WORK INSTRUCTIONS: Transcribe, verbatim, every line from the start of the entries through the line that contains "plt.rcParams['font.family'] = ['Liberation"; include both boundary lines and omit all others.

-- Begin LISTED RECORDS --

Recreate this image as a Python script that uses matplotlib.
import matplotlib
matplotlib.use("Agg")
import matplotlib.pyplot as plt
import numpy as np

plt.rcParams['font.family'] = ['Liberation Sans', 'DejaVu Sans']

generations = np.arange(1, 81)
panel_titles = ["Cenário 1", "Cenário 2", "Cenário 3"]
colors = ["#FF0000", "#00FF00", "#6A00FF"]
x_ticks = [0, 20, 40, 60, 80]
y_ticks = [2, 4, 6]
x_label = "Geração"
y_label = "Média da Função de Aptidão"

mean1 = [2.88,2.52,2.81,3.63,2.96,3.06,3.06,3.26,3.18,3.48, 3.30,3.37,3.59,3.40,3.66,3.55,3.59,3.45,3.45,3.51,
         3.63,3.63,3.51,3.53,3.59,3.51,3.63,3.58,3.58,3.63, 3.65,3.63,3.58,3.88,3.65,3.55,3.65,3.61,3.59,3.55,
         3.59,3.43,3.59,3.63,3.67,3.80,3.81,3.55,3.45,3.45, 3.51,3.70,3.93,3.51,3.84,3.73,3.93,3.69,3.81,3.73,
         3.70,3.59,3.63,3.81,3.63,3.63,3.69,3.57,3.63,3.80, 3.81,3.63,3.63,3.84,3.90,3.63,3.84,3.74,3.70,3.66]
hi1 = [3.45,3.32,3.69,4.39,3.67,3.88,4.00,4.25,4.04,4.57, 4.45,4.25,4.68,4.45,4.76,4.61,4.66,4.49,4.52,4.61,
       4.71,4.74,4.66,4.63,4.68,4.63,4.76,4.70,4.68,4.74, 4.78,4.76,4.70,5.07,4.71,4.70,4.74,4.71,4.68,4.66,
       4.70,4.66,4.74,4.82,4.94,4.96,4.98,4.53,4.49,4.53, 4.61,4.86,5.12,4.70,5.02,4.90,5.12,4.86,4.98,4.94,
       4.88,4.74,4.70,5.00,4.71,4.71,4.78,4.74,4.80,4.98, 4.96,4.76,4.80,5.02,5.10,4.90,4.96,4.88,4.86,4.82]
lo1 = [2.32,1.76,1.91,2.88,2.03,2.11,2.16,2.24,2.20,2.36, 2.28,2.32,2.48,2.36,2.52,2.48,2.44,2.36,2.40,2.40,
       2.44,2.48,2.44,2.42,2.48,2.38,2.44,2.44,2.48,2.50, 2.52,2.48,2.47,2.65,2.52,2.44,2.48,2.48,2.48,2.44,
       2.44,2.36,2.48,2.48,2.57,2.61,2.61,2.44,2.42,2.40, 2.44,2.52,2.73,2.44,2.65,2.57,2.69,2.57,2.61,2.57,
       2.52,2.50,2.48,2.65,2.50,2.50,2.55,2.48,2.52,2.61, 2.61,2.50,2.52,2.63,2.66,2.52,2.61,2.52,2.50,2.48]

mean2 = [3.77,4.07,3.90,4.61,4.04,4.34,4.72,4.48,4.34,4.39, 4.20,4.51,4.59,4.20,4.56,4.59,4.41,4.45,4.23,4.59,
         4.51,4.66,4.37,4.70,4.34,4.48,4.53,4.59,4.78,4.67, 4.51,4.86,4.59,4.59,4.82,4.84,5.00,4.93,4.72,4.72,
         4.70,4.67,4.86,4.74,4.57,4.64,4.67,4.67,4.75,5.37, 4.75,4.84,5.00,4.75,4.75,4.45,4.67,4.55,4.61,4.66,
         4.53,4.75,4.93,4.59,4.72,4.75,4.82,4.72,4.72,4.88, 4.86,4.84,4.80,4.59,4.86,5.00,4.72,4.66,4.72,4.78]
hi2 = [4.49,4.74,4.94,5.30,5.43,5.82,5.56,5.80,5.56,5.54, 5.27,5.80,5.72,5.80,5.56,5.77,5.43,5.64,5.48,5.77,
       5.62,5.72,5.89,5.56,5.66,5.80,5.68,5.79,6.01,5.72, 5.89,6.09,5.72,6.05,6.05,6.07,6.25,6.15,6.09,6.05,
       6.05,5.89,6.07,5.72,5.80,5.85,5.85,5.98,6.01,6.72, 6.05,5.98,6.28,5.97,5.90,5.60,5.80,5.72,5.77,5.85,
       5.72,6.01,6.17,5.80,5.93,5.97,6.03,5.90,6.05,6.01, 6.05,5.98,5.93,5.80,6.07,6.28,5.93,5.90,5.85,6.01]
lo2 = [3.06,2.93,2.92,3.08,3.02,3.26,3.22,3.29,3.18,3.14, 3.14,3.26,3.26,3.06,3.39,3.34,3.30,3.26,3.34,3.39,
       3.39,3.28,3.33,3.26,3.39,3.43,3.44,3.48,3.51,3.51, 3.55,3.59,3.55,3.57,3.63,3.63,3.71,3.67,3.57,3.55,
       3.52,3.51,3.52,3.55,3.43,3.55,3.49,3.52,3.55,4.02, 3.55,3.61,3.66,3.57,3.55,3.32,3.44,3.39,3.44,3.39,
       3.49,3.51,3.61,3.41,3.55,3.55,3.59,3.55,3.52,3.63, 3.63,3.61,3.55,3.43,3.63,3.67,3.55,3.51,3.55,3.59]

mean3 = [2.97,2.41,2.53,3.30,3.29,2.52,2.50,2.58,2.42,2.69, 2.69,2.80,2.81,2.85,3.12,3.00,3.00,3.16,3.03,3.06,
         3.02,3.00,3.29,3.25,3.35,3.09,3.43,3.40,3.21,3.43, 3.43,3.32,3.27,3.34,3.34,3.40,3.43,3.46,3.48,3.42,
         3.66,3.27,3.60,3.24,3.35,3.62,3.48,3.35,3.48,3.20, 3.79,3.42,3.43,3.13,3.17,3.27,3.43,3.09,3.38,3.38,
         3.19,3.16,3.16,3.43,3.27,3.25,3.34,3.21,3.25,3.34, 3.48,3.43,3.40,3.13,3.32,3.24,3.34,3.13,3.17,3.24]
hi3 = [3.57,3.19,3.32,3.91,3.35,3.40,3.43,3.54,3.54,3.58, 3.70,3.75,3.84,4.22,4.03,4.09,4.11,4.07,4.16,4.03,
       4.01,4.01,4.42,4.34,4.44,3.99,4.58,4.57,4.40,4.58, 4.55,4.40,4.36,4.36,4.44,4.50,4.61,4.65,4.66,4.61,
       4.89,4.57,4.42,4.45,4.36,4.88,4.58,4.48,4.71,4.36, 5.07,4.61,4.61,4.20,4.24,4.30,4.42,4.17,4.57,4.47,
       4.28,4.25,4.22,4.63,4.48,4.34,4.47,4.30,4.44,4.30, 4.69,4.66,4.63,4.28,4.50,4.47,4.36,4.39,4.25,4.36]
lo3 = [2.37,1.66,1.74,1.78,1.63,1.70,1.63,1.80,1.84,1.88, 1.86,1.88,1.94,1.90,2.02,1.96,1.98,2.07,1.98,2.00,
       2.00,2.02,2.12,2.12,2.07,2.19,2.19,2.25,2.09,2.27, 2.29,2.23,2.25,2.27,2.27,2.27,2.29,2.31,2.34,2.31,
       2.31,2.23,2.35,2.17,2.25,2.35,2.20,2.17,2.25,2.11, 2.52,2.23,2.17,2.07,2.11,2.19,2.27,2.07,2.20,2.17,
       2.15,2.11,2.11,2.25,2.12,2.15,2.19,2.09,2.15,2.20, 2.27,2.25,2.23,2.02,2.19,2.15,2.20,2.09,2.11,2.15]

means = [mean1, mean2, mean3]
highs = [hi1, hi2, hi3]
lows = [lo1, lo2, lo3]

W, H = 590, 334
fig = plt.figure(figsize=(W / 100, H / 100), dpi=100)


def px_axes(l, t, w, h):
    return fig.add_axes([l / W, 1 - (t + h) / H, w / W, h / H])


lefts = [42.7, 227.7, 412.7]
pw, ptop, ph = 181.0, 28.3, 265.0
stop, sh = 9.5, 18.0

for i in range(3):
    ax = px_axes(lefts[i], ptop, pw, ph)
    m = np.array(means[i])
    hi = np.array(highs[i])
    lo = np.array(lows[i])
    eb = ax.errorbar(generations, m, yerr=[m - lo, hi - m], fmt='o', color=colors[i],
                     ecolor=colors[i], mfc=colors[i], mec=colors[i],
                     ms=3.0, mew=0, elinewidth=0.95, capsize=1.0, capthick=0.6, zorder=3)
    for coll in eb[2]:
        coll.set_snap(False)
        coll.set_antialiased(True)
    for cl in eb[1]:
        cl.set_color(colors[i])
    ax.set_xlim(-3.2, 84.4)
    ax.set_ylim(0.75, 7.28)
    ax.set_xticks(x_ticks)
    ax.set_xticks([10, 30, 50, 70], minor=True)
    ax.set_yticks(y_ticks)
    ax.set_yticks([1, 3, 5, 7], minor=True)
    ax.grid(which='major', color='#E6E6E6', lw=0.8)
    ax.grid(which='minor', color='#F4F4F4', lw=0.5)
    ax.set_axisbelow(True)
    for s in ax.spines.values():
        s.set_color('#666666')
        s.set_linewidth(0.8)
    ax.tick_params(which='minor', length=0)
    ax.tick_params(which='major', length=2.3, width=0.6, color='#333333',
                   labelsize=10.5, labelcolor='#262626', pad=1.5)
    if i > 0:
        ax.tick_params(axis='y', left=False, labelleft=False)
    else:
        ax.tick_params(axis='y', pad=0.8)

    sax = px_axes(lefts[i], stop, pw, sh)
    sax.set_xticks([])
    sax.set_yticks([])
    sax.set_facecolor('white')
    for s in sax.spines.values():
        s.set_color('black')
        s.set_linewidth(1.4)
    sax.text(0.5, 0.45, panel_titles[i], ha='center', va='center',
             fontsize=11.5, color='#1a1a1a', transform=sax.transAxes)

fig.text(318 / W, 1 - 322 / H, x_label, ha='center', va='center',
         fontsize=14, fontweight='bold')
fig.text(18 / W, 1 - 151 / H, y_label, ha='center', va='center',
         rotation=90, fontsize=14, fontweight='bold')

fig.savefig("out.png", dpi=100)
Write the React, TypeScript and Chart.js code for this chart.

-- End LISTED RECORDS --

EXPECTED ANSWER:
Recreate this image as a Python script that uses matplotlib.
import matplotlib
matplotlib.use("Agg")
import matplotlib.pyplot as plt
import numpy as np

plt.rcParams['font.family'] = ['Liberation Sans', 'DejaVu Sans']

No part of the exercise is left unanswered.